## [AIM]
Leave out the pictures and transcribe everything else exactly.

** Begin RECORDED INFORMATION **

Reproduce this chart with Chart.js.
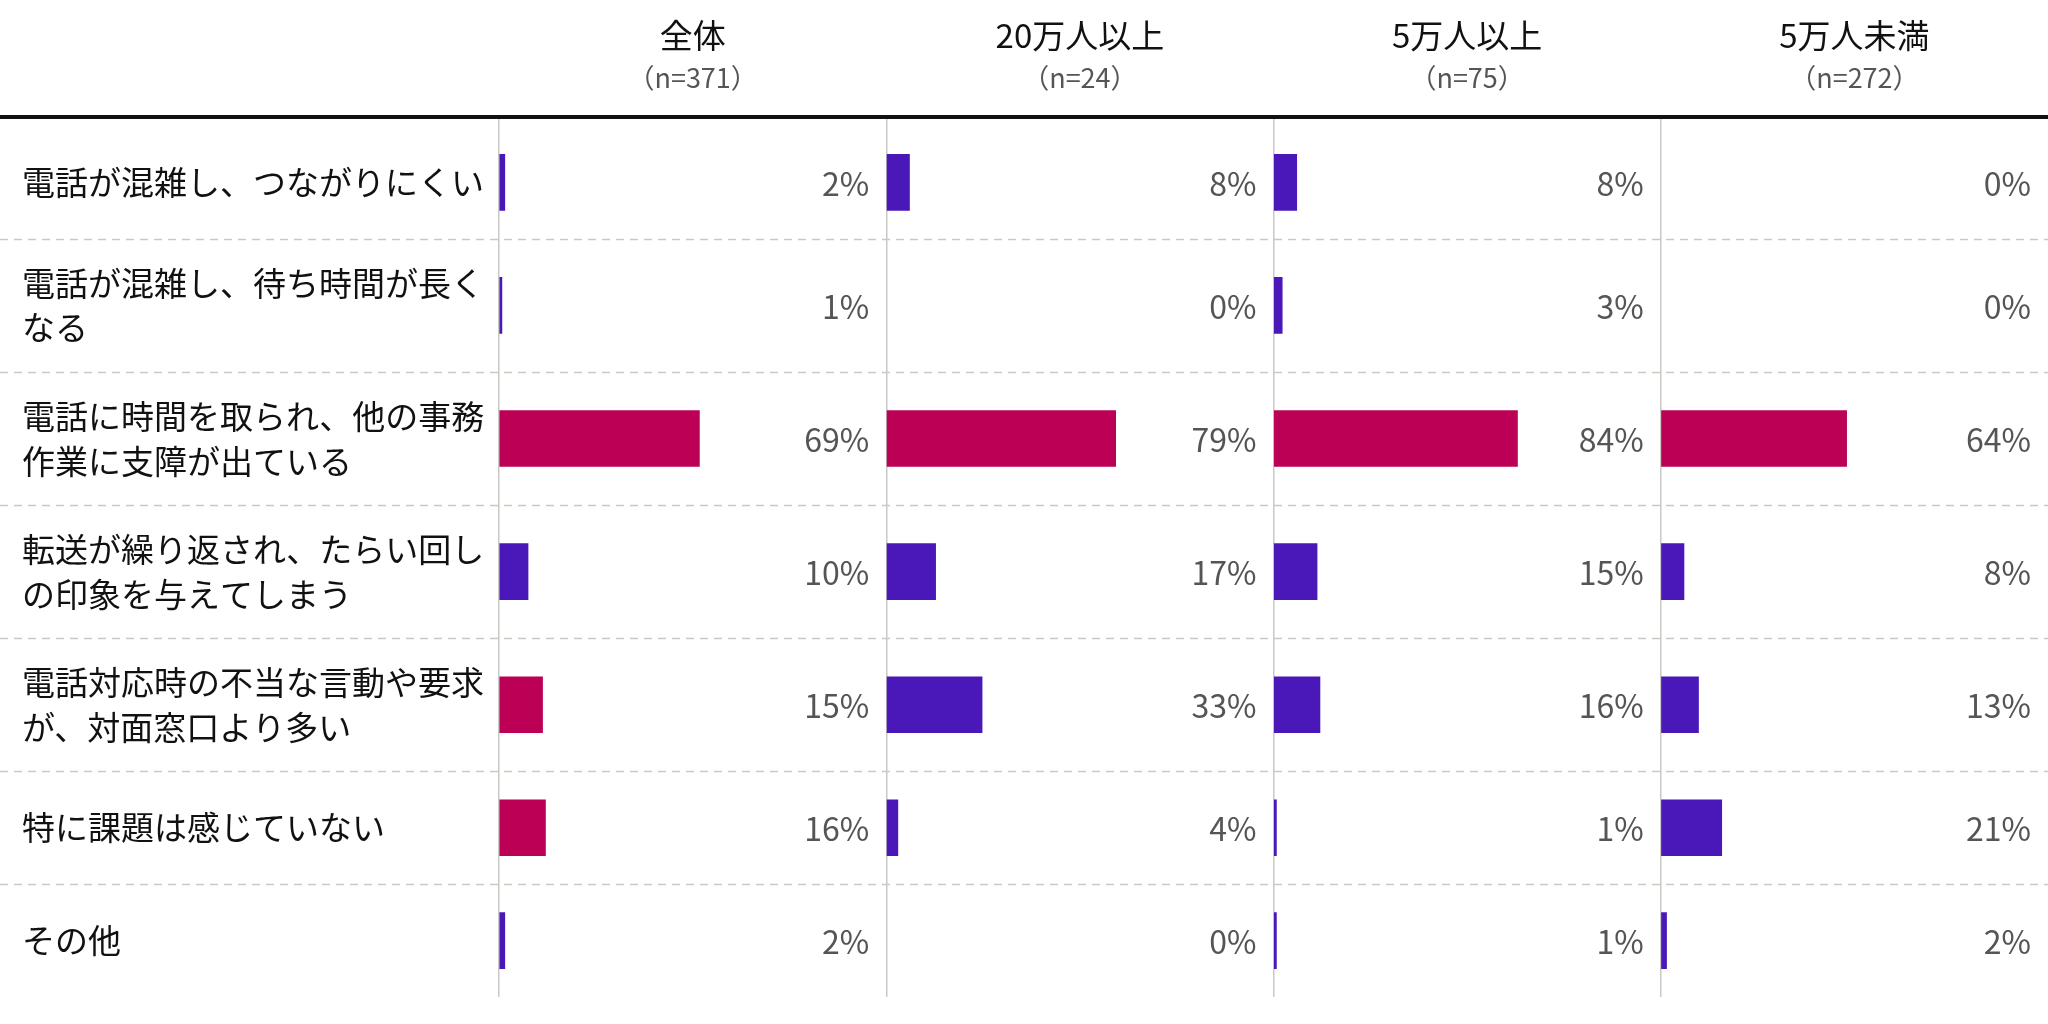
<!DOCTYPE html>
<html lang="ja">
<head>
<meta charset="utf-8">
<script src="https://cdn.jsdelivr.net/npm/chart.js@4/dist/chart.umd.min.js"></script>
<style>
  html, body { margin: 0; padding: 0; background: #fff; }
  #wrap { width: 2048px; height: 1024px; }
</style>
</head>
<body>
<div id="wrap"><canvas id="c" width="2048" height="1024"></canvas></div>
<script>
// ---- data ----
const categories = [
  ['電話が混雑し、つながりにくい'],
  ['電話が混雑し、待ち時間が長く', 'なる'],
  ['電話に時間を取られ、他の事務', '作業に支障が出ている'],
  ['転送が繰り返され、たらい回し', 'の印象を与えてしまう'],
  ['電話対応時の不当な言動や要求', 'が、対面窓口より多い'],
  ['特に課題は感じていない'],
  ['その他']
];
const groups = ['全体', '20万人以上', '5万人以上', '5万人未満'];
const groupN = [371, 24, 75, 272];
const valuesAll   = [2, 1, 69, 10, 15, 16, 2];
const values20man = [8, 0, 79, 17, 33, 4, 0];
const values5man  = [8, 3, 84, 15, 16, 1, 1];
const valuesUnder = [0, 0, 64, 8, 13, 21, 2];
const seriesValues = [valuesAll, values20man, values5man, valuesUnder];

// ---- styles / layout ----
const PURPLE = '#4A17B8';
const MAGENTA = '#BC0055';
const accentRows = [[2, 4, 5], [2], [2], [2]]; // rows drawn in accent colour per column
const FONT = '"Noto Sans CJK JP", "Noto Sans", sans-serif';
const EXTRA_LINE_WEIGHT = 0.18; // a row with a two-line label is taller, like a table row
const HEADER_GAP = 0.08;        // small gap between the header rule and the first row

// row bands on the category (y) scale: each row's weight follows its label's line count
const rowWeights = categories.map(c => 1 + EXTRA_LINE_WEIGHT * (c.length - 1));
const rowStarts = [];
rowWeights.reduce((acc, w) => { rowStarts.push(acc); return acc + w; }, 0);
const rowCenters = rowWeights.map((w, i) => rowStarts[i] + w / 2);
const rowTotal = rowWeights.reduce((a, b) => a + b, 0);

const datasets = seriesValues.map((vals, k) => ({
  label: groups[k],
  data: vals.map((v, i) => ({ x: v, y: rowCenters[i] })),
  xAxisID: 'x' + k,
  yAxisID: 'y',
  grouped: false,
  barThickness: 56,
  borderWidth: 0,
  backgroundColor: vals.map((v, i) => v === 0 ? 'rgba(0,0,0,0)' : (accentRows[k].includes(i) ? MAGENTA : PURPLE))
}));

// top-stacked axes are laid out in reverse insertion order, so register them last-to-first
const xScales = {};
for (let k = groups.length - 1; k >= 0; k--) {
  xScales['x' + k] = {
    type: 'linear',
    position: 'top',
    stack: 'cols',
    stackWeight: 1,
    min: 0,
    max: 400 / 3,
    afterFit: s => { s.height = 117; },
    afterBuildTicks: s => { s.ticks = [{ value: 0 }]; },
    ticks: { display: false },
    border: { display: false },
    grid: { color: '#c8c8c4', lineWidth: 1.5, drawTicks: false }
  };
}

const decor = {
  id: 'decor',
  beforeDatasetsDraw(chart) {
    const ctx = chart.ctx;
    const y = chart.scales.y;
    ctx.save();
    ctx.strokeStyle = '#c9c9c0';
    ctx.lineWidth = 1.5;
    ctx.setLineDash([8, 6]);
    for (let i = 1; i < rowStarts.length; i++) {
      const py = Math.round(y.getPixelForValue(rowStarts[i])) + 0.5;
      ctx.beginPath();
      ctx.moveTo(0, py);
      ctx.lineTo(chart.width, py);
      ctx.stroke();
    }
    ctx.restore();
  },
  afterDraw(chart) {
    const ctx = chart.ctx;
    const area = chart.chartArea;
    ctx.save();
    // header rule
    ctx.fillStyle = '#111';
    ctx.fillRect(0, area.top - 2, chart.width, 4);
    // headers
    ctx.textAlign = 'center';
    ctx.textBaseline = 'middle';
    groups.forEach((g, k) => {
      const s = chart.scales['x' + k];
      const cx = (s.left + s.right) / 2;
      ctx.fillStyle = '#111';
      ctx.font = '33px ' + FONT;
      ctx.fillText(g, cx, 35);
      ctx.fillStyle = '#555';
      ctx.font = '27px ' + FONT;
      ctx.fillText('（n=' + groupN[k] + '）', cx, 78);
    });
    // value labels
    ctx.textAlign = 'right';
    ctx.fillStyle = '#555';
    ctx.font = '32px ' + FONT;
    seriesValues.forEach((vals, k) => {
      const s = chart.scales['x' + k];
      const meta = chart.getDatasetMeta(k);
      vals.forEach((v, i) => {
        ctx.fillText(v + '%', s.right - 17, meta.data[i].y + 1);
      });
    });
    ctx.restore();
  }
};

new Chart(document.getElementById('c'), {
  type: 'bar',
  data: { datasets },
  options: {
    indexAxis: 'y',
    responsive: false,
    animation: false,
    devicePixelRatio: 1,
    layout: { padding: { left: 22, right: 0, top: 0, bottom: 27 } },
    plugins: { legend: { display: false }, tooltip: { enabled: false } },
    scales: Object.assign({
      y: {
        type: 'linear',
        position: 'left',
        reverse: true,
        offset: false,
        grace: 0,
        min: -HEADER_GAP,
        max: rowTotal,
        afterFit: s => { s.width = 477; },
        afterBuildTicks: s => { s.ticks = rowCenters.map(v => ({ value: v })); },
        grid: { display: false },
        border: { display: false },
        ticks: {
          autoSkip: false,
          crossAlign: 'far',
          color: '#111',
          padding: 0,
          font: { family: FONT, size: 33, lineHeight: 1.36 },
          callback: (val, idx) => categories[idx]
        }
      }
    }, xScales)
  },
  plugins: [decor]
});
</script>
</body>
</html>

** End RECORDED INFORMATION **

## [TASK SOLUTION]
Reproduce this chart with Chart.js.
<!DOCTYPE html>
<html lang="ja">
<head>
<meta charset="utf-8">
<script src="https://cdn.jsdelivr.net/npm/chart.js@4/dist/chart.umd.min.js"></script>
<style>
  html, body { margin: 0; padding: 0; background: #fff; }
  #wrap { width: 2048px; height: 1024px; }
</style>
</head>
<body>
<div id="wrap"><canvas id="c" width="2048" height="1024"></canvas></div>
<script>
// ---- data ----
const categories = [
  ['電話が混雑し、つながりにくい'],
  ['電話が混雑し、待ち時間が長く', 'なる'],
  ['電話に時間を取られ、他の事務', '作業に支障が出ている'],
  ['転送が繰り返され、たらい回し', 'の印象を与えてしまう'],
  ['電話対応時の不当な言動や要求', 'が、対面窓口より多い'],
  ['特に課題は感じていない'],
  ['その他']
];
const groups = ['全体', '20万人以上', '5万人以上', '5万人未満'];
const groupN = [371, 24, 75, 272];
const valuesAll   = [2, 1, 69, 10, 15, 16, 2];
const values20man = [8, 0, 79, 17, 33, 4, 0];
const values5man  = [8, 3, 84, 15, 16, 1, 1];
const valuesUnder = [0, 0, 64, 8, 13, 21, 2];
const seriesValues = [valuesAll, values20man, values5man, valuesUnder];

// ---- styles / layout ----
const PURPLE = '#4A17B8';
const MAGENTA = '#BC0055';
const accentRows = [[2, 4, 5], [2], [2], [2]]; // rows drawn in accent colour per column
const FONT = '"Noto Sans CJK JP", "Noto Sans", sans-serif';
const EXTRA_LINE_WEIGHT = 0.18; // a row with a two-line label is taller, like a table row
const HEADER_GAP = 0.08;        // small gap between the header rule and the first row

// row bands on the category (y) scale: each row's weight follows its label's line count
const rowWeights = categories.map(c => 1 + EXTRA_LINE_WEIGHT * (c.length - 1));
const rowStarts = [];
rowWeights.reduce((acc, w) => { rowStarts.push(acc); return acc + w; }, 0);
const rowCenters = rowWeights.map((w, i) => rowStarts[i] + w / 2);
const rowTotal = rowWeights.reduce((a, b) => a + b, 0);

const datasets = seriesValues.map((vals, k) => ({
  label: groups[k],
  data: vals.map((v, i) => ({ x: v, y: rowCenters[i] })),
  xAxisID: 'x' + k,
  yAxisID: 'y',
  grouped: false,
  barThickness: 56,
  borderWidth: 0,
  backgroundColor: vals.map((v, i) => v === 0 ? 'rgba(0,0,0,0)' : (accentRows[k].includes(i) ? MAGENTA : PURPLE))
}));

// top-stacked axes are laid out in reverse insertion order, so register them last-to-first
const xScales = {};
for (let k = groups.length - 1; k >= 0; k--) {
  xScales['x' + k] = {
    type: 'linear',
    position: 'top',
    stack: 'cols',
    stackWeight: 1,
    min: 0,
    max: 400 / 3,
    afterFit: s => { s.height = 117; },
    afterBuildTicks: s => { s.ticks = [{ value: 0 }]; },
    ticks: { display: false },
    border: { display: false },
    grid: { color: '#c8c8c4', lineWidth: 1.5, drawTicks: false }
  };
}

const decor = {
  id: 'decor',
  beforeDatasetsDraw(chart) {
    const ctx = chart.ctx;
    const y = chart.scales.y;
    ctx.save();
    ctx.strokeStyle = '#c9c9c0';
    ctx.lineWidth = 1.5;
    ctx.setLineDash([8, 6]);
    for (let i = 1; i < rowStarts.length; i++) {
      const py = Math.round(y.getPixelForValue(rowStarts[i])) + 0.5;
      ctx.beginPath();
      ctx.moveTo(0, py);
      ctx.lineTo(chart.width, py);
      ctx.stroke();
    }
    ctx.restore();
  },
  afterDraw(chart) {
    const ctx = chart.ctx;
    const area = chart.chartArea;
    ctx.save();
    // header rule
    ctx.fillStyle = '#111';
    ctx.fillRect(0, area.top - 2, chart.width, 4);
    // headers
    ctx.textAlign = 'center';
    ctx.textBaseline = 'middle';
    groups.forEach((g, k) => {
      const s = chart.scales['x' + k];
      const cx = (s.left + s.right) / 2;
      ctx.fillStyle = '#111';
      ctx.font = '33px ' + FONT;
      ctx.fillText(g, cx, 35);
      ctx.fillStyle = '#555';
      ctx.font = '27px ' + FONT;
      ctx.fillText('（n=' + groupN[k] + '）', cx, 78);
    });
    // value labels
    ctx.textAlign = 'right';
    ctx.fillStyle = '#555';
    ctx.font = '32px ' + FONT;
    seriesValues.forEach((vals, k) => {
      const s = chart.scales['x' + k];
      const meta = chart.getDatasetMeta(k);
      vals.forEach((v, i) => {
        ctx.fillText(v + '%', s.right - 17, meta.data[i].y + 1);
      });
    });
    ctx.restore();
  }
};

new Chart(document.getElementById('c'), {
  type: 'bar',
  data: { datasets },
  options: {
    indexAxis: 'y',
    responsive: false,
    animation: false,
    devicePixelRatio: 1,
    layout: { padding: { left: 22, right: 0, top: 0, bottom: 27 } },
    plugins: { legend: { display: false }, tooltip: { enabled: false } },
    scales: Object.assign({
      y: {
        type: 'linear',
        position: 'left',
        reverse: true,
        offset: false,
        grace: 0,
        min: -HEADER_GAP,
        max: rowTotal,
        afterFit: s => { s.width = 477; },
        afterBuildTicks: s => { s.ticks = rowCenters.map(v => ({ value: v })); },
        grid: { display: false },
        border: { display: false },
        ticks: {
          autoSkip: false,
          crossAlign: 'far',
          color: '#111',
          padding: 0,
          font: { family: FONT, size: 33, lineHeight: 1.36 },
          callback: (val, idx) => categories[idx]
        }
      }
    }, xScales)
  },
  plugins: [decor]
});
</script>
</body>
</html>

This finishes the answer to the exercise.